"Not that anybody knows of. Don't expect her to be here to gass with you every time, do ye?"
"Well, I wouldn't mind," replied Claude. He was too keen not to see his chance. "In fact, I'd like to have her with me all the time, Mrs. Kennedy," he said, with engaging frankness.
"Well, you can't have her," the mother replied ungraciously.
"What's the matter with me?"
"Oh, I like you well enough, but 'Cindy'd be a big fool to marry a man without a roof to cover his head."
"That's where you take your inning, sure," Claude replied. "I'm not much better than a hired hand. Well, now, see here, I'm going to make a strike one of these days, and then—look out for me! You don't know but what I've invested in a gold mine. I may be a Dutch lord in disguise. Better not be brash."
Mrs. Kennedy's sourness could not stand against such sweetness and drollery. She smiled in wry fashion. "You'd better be moving, or you'll be late."
"Sure enough. If I only had you for a mother-in-law—that's why I'm so poor. Nobody to keep me moving. If I had some one to do the talking for me, I'd work." He grinned broadly and drove out.
His irritation led him to say some things to Nina which he would not have thought of saying the day before. She had been working in the field, and had dropped her hoe to see him.

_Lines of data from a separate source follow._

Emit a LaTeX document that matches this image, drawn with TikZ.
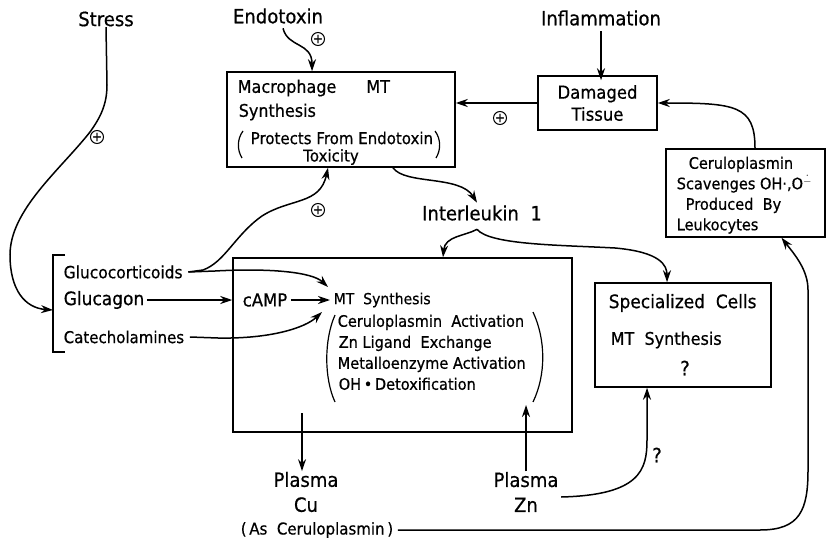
\documentclass[tikz,border=0pt]{standalone}
\usepackage{fontspec}
\setmainfont{DejaVu Sans}[FakeStretch=0.92, FakeBold=0.6]
\usetikzlibrary{arrows.meta}

\begin{document}
\begin{tikzpicture}[x=1pt, y=-1pt, line width=1.5pt,
  box/.style={draw, rectangle, inner sep=0pt},
  txt/.style={inner sep=0pt},
  big/.style={txt, font=\fontsize{19.6}{24}\selectfont},
  mid/.style={txt, font=\fontsize{17.4}{22}\selectfont},
  sml/.style={txt, font=\fontsize{15.8}{20.5}\selectfont},
  plusmark/.style={circle, draw, line width=1pt, inner sep=0pt, minimum size=13pt, font=\fontsize{13}{13}\selectfont},
  arr/.style={-{Stealth[length=12pt,width=8pt]}},
  paren/.style={line width=1.2pt}]

  \useasboundingbox (0,0) rectangle (826,540);

  \node[big] (stress) at (106,19) {Stress};
  \node[big] (endo) at (278,16) {Endotoxin};
  \node[big] (inflam) at (601,18) {Inflammation};

  \node[box, minimum width=228pt, minimum height=95pt] (macro) at (341,119.5) {};
  \node[box, minimum width=119pt, minimum height=54pt, align=center, font=\fontsize{17.9}{22}\selectfont] (dam) at (597.5,103) {Damaged\\Tissue};
  \node[box, minimum width=159pt, minimum height=88pt] (cer) at (745.5,193) {};
  \node[box, minimum width=339pt, minimum height=174pt] (main) at (402.5,345) {};
  \node[box, minimum width=176pt, minimum height=104pt] (spec) at (683,335) {};

  % macrophage box
  \node[mid, anchor=west] (macname) at (237,88) {Macrophage\hspace{30pt}MT};
  \node[mid, anchor=west] (macsyn) at (238,112) {Synthesis};
  \node[txt, font=\fontsize{16.3}{20}\selectfont, anchor=west] (protect) at (250,138) {Protects From Endotoxin};
  \node[txt, font=\fontsize{16.3}{20}\selectfont] (toxic) at (331,157) {Toxicity};
  \draw[paren] (243,131) .. controls (237,139) and (237,150) .. (242,158);
  \draw[paren] (435,131) .. controls (441,139) and (441,150) .. (436,158);

  % ceruloplasmin box
  \node[sml, anchor=north west, align=left] (certxt) at (676,156) {\hspace*{12pt}Ceruloplasmin\\Scavenges\ OH·,O$^{\dot{-}}$\\\hspace*{9pt}Produced\ \ By\\Leukocytes};

  % main box
  \node[txt, font=\fontsize{17.9}{20}\selectfont, anchor=west] (camp) at (242,300) {cAMP};
  \node[txt, font=\fontsize{15.2}{20}\selectfont, anchor=west] (mt) at (333,300) {MT\ \ Synthesis};
  \node[txt, font=\fontsize{15.8}{21}\selectfont, anchor=north west, align=left] (mtlist) at (337,314) {Ceruloplasmin\ \ Activation\\\hspace*{1pt}Zn Ligand\ \ Exchange\\Metalloenzyme Activation\\\hspace*{1pt}OH\,•\,Detoxification};
  \draw[paren] (335,315) .. controls (324,340) and (324,378) .. (335,402);
  \draw[paren] (533,312) .. controls (546,340) and (546,375) .. (533,402);

  % specialized cells box
  \node[txt, font=\fontsize{18.5}{20}\selectfont, anchor=west] (spname) at (608,303) {Specialized\ \ Cells};
  \node[mid, anchor=west] (spsyn) at (610,340) {MT\ \ Synthesis};
  \node[big] (spq) at (685,368) {?};

  % hormones
  \node[txt, font=\fontsize{16.8}{20}\selectfont, anchor=west] (gluco) at (63,272) {Glucocorticoids};
  \node[txt, font=\fontsize{18.5}{20}\selectfont, anchor=west] (glucagon) at (63,300) {Glucagon};
  \node[txt, font=\fontsize{16.3}{20}\selectfont, anchor=west] (catech) at (63,337) {Catecholamines};
  \draw (65,255) -| (53,352) -- (65,352);
  \coordinate (brk) at (53,310);

  \node[big] (il1) at (482,213) {Interleukin\ \ 1};
  \node[txt, font=\fontsize{19.6}{25}\selectfont, align=center] (pcu) at (306,492) {Plasma\\Cu};
  \node[txt, font=\fontsize{19.6}{25}\selectfont, align=center] (pzn) at (526,492) {Plasma\\Zn};
  \node[txt, font=\fontsize{16.3}{20}\selectfont, anchor=west] (ascer) at (240,530) {(\,As\ \ Ceruloplasmin\,)};
  \node[big] (znq) at (657,455) {?};

  \node[plusmark] (p1) at (97,137) {+};
  \node[plusmark] (p2) at (318,39) {+};
  \node[plusmark] (p3) at (500,118) {+};
  \node[plusmark] (p4) at (318,210) {+};

  \coordinate (ilfork) at ([xshift=-5pt,yshift=-8pt]il1.south);
  \coordinate (cuout) at (302,413);
  \coordinate (znin) at (526,405);

  \draw[arr] (stress.south) -- (107,85) .. controls (107,105) and (100,118) .. (90,132)
    .. controls (60,170) and (10,210) .. (10,255) .. controls (10,290) and (25,308) .. (brk); %% stress->hormones
  \draw[arr] ([xshift=5pt,yshift=-4pt]endo.south) .. controls (288,48) and (312,42) .. ([xshift=-29pt]macro.north); %% endotoxin->macro
  \draw[arr] ([yshift=-5pt]inflam.south) -- ([yshift=-5pt]inflam.south |- dam.north); %% inflammation->tissue
  \draw[arr] (dam.west) -- (dam.west -| macro.east); %% tissue->macro
  \draw[arr] ([xshift=9.5pt]cer.north) .. controls (755,105) and (735,103) .. (dam.east); %% cer->tissue

  \draw[arr] ([xshift=52pt]macro.south) .. controls (405,185) and (460,175) .. ([xshift=-5pt,yshift=2pt]il1.north); %% macro->IL1
  \draw[arr] (ilfork) .. controls (465,236) and (445,236) .. ([xshift=40.5pt]main.north); %% IL1->main
  \draw[arr] (ilfork) .. controls (490,245) and (560,245) .. (615,248)
    .. controls (660,252) and (667,265) .. ([xshift=-16pt]spec.north); %% IL1->spec

  \draw[arr] ([xshift=5pt]gluco.east) -- (203,270) .. controls (225,262) and (235,235) .. (262,216)
    .. controls (290,198) and (320,205) .. ([xshift=-13pt]macro.south); %% gluco->macro
  \draw[arr] ([xshift=5pt]gluco.east) -- (215,271) .. controls (270,268) and (312,272) .. (328,287); %% gluco->MT
  \draw[arr] ([xshift=5pt]catech.east) -- (218,338) .. controls (270,339) and (305,328) .. (322,312); %% catech->MT
  \draw[arr] ([xshift=2pt]glucagon.east) -- (main.west |- glucagon.east); %% glucagon->cAMP
  \draw[arr] ([xshift=3pt]camp.east) -- ([xshift=-3pt]mt.west); %% cAMP->MT

  \draw[arr] (cuout) -- (cuout |- pcu.north); %% main->Cu
  \draw[arr] (pzn.north) -- (znin); %% Zn->main
  \draw[arr] ([xshift=2pt,yshift=-5pt]pzn.east) .. controls (640,495) and (647,470) .. (647,440) -- ([xshift=-36pt]spec.south); %% Zn->spec
  \draw[arr] ([xshift=4pt]ascer.east) -- (760,530) .. controls (800,530) and (808,510) .. (808,470) -- (808,290)
    .. controls (808,270) and (795,255) .. ([xshift=36pt]cer.south); %% Cu->cer

\end{tikzpicture}
\end{document}
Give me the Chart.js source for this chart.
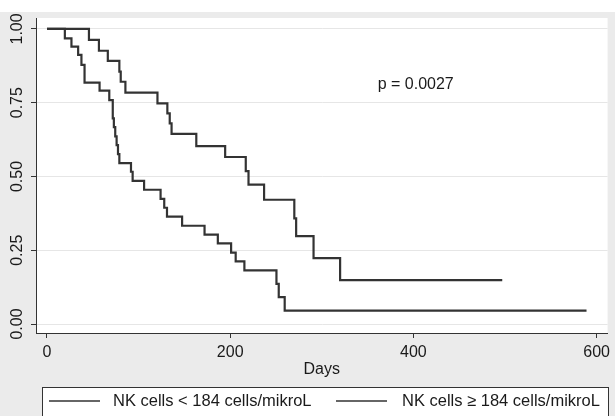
<!DOCTYPE html>
<html>
<head>
<meta charset="utf-8">
<script src="https://cdn.jsdelivr.net/npm/chart.js@4/dist/chart.umd.min.js"></script>
<style>
  html, body { margin: 0; padding: 0; background: #ffffff; }
  #wrap { width: 615px; height: 416px; }
</style>
</head>
<body>
<div id="wrap"><canvas id="c" width="615" height="416"></canvas></div>
<script>
// ---- Data (Kaplan-Meier step points) ----
const seriesLabels = ["NK cells < 184 cells/mikroL", "NK cells \u2265 184 cells/mikroL"];

const daysLow = [0, 19.5, 26.7, 34, 37.6, 41, 57.4, 68, 71.8, 73, 74.5, 76, 77.5, 79, 91.7, 93.5, 106, 124, 128, 131, 147.5, 172, 186.5, 201, 206, 215.5, 250.5, 253, 259.5, 589];
const survLow = [1, 0.968, 0.94, 0.912, 0.878, 0.818, 0.791, 0.759, 0.697, 0.667, 0.636, 0.606, 0.576, 0.545, 0.516, 0.485, 0.455, 0.424, 0.394, 0.364, 0.333, 0.303, 0.273, 0.242, 0.212, 0.182, 0.136, 0.091, 0.045, 0.045];

const daysHigh = [0, 45.8, 56.7, 66.4, 79, 80.5, 85.6, 120.6, 131.4, 134, 136, 163, 194.5, 217, 220, 237, 270, 272, 291, 320, 497];
const survHigh = [1, 0.963, 0.926, 0.892, 0.855, 0.821, 0.784, 0.748, 0.714, 0.68, 0.644, 0.603, 0.566, 0.518, 0.472, 0.421, 0.358, 0.298, 0.223, 0.149, 0.149];

const xTicks = [0, 200, 400, 600];
const yTicks = [0, 0.25, 0.5, 0.75, 1];
const yTickLabels = ["0.00", "0.25", "0.50", "0.75", "1.00"];
const xTitle = "Days";
const pText = "p = 0.0027";

// ---- Chart ----
const FONT = "'Liberation Sans', Arial, Helvetica, sans-serif";
const TEXT = "#1a1a1a";
const LINE = "#333333";

function toPoints(xs, ys) { return xs.map((x, i) => ({ x: x, y: ys[i] })); }

const decor = {
  id: 'decor',
  beforeDraw(chart) {
    const ctx = chart.ctx, a = chart.chartArea;
    ctx.save();
    ctx.fillStyle = '#ebebeb';
    ctx.fillRect(0, 0, chart.width, chart.height);
    ctx.fillStyle = '#ffffff';
    ctx.fillRect(0, 0, chart.width, 12);
    ctx.fillRect(a.left, a.top, a.right - a.left, a.bottom - a.top);
    ctx.restore();
  },
  afterDraw(chart) {
    const ctx = chart.ctx, a = chart.chartArea;
    const xs = chart.scales.x, ys = chart.scales.y;
    ctx.save();
    ctx.fillStyle = TEXT;
    ctx.font = "16px " + FONT;
    // rotated y tick labels
    yTicks.forEach((v, i) => {
      const py = ys.getPixelForValue(v);
      ctx.save();
      ctx.translate(18, py);
      ctx.rotate(-Math.PI / 2);
      ctx.textAlign = 'center';
      ctx.textBaseline = 'middle';
      ctx.fillText(yTickLabels[i], 0, 0);
      ctx.restore();
    });
    // x title
    ctx.textAlign = 'center';
    ctx.textBaseline = 'middle';
    ctx.fillText(xTitle, (a.left + a.right) / 2, 370);
    // p value annotation
    ctx.textAlign = 'left';
    ctx.fillText(pText, xs.getPixelForValue(361), ys.getPixelForValue(0.81));
    // legend box
    ctx.fillStyle = '#ffffff';
    ctx.fillRect(42.5, 387.5, 566, 40);
    ctx.strokeStyle = '#333333';
    ctx.lineWidth = 1;
    ctx.strokeRect(42.5, 387.5, 566, 40);
    const items = [
      { x1: 49, x2: 100, tx: 113 },
      { x1: 336, x2: 387, tx: 402 }
    ];
    ctx.font = "16.5px " + FONT;
    items.forEach((it, i) => {
      ctx.strokeStyle = LINE;
      ctx.lineWidth = 1.5;
      ctx.beginPath();
      ctx.moveTo(it.x1, 401);
      ctx.lineTo(it.x2, 401);
      ctx.stroke();
      ctx.fillStyle = TEXT;
      ctx.textAlign = 'left';
      ctx.textBaseline = 'middle';
      ctx.fillText(chart.data.datasets[i].label, it.tx, 401);
    });
    ctx.restore();
  }
};

new Chart(document.getElementById('c'), {
  type: 'line',
  data: {
    datasets: [
      { label: seriesLabels[0], data: toPoints(daysLow, survLow), borderColor: LINE, borderWidth: 2.2, pointRadius: 0, stepped: 'before', fill: false },
      { label: seriesLabels[1], data: toPoints(daysHigh, survHigh), borderColor: LINE, borderWidth: 2.2, pointRadius: 0, stepped: 'before', fill: false }
    ]
  },
  options: {
    responsive: false,
    animation: false,
    devicePixelRatio: 1,
    layout: { padding: { top: 18, right: 3, bottom: 0, left: 0 } },
    plugins: { legend: { display: false }, tooltip: { enabled: false } },
    scales: {
      x: {
        type: 'linear',
        min: -12, max: 612,
        afterBuildTicks: (s) => { s.ticks = xTicks.map(v => ({ value: v })); },
        afterFit: (s) => { s.height = 83; },
        grid: { drawOnChartArea: false, tickColor: '#333333', tickLength: 5, tickWidth: 1 },
        border: { display: true, color: '#333333', width: 1 },
        ticks: { padding: 5, color: TEXT, font: { family: FONT, size: 16 }, maxRotation: 0, minRotation: 0 }
      },
      y: {
        type: 'linear',
        min: -0.0305, max: 1.037,
        afterBuildTicks: (s) => { s.ticks = yTicks.map(v => ({ value: v })); },
        afterFit: (s) => { s.width = 36; },
        grid: { color: '#e6e6e6', lineWidth: 1, tickColor: '#333333', tickLength: 5 },
        border: { display: true, color: '#333333', width: 1 },
        ticks: { display: false }
      }
    }
  },
  plugins: [decor]
});
</script>
</body>
</html>
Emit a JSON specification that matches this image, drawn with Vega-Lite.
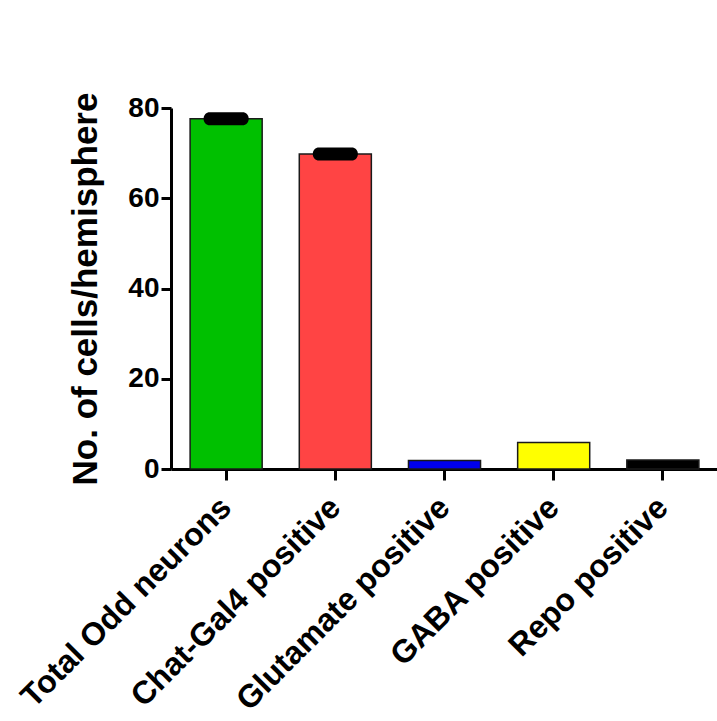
{
  "$schema": "https://vega.github.io/schema/vega-lite/v6.json",
  "autosize": "none",
  "width": 547,
  "height": 361,
  "padding": {"left": 171, "top": 108, "right": 0, "bottom": 252},
  "background": "white",
  "config": {"view": {"stroke": null}, "font": "Liberation Sans"},
  "data": {"values": [
    {"group": "Total Odd neurons", "cells": 77.6, "sem": 0.5, "color": "#00C000"},
    {"group": "Chat-Gal4 positive", "cells": 69.8, "sem": 0.5, "color": "#FF4444"},
    {"group": "Glutamate positive", "cells": 1.9, "sem": 0, "color": "#0000EE"},
    {"group": "GABA positive", "cells": 5.9, "sem": 0, "color": "#FFFF00"},
    {"group": "Repo positive", "cells": 2.0, "sem": 0, "color": "#000000"}
  ]},
  "encoding": {
    "x": {
      "field": "group", "type": "nominal", "sort": null,
      "scale": {"paddingInner": 0.34, "paddingOuter": 0.175},
      "axis": {
        "title": null, "labelAngle": -45, "labelAlign": "right", "labelBaseline": "middle",
        "labelFontSize": 32, "labelFontWeight": "bold", "labelFont": "Liberation Sans", "labelColor": "black",
        "labelPadding": 22, "tickSize": 11, "tickWidth": 3, "tickColor": "black",
        "domainColor": "black", "domainWidth": 3, "labelLimit": 0
      }
    },
    "y": {
      "field": "cells", "type": "quantitative",
      "scale": {"domain": [0, 80], "nice": false},
      "axis": {
        "title": "No. of cells/hemisphere", "titleFontSize": 35, "titleFontWeight": "bold",
        "titleFont": "Liberation Sans", "titleColor": "black", "titlePadding": 24,
        "values": [0, 20, 40, 60, 80], "grid": false,
        "labelFontSize": 28, "labelFontWeight": "bold", "labelFont": "Liberation Sans", "labelColor": "black",
        "labelPadding": 2, "tickSize": 10, "tickWidth": 3, "tickColor": "black",
        "domainColor": "black", "domainWidth": 3
      }
    }
  },
  "layer": [
    {
      "mark": {"type": "bar", "stroke": "#1a1a1a", "strokeWidth": 1.5},
      "encoding": {"color": {"field": "color", "type": "nominal", "scale": null}}
    },
    {
      "transform": [{"filter": "datum.sem > 0"}],
      "mark": {"type": "tick", "color": "black", "size": 45, "thickness": 13, "cornerRadius": 6, "opacity": 1}
    }
  ]
}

"Say, Nina, I wouldn't work outdoors such a day as this if I was you. I'd tell the old man to go to thunder, and I'd go in and wash up and look decent. Yankee women don't do that kind of work, and your old dad's rich; no use of your sweatin' around a corn-field with a hoe in your hands. I don't like to see a woman goin' round without stockin's, and her hands all chapped and calloused. It ain't accordin' to Hoyle. No, sir! I wouldn't stand it. I'd serve an injunction on the old man right now."